I'm very new to this and have always been passionate about RE investing & going down RE route. Anything else I need to consider? Also looking for a RE-focused CPA if anyone has recommendations.
I'm also building out a financial model to model this out - let me know if an existing template is out there somewhere!
Most Popular Reply

@Lily Tang there's a lot to consider when stacking a few strategies together like this (HELOC to fund down payment + STR + MTR/LTR potential).
A few things I'd be thinking about:
- Focus on high bedroom-count properties. Right now short term rentals that offer unique stays for large groups often outperform the standard SFHs. Hotels and other STRs struggle to compete with a 5 bed house with a view for example. Plus, a large bedroom-count property cash flows much better using the MTR/co-living strategy over a standard 3bed 2ba.

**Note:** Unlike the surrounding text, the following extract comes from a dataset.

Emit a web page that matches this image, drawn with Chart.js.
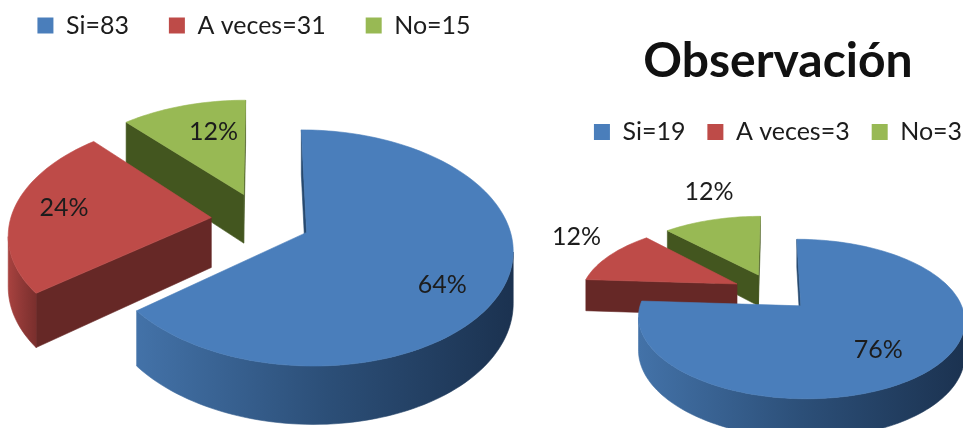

- When analyzing STR revenue use multiple data sets, not just one. Unless there's proven STR revenue from the seller, AirDNA is what most lenders will use to underwrite a STR deal. Stack together AirDNA, Awning, Mashvisor, and others to get a healthy look at Revenue, ADR, and Occupancy.
- 20% down on a SFH in Seattle proper will be tough to cashflow if you go LTR. But a SFH property with a DADU already built? That'd give you a better shot. Able to swing a small multifamily? I see multifamily deals pencil for LTR fairly often and can diversify your income streams.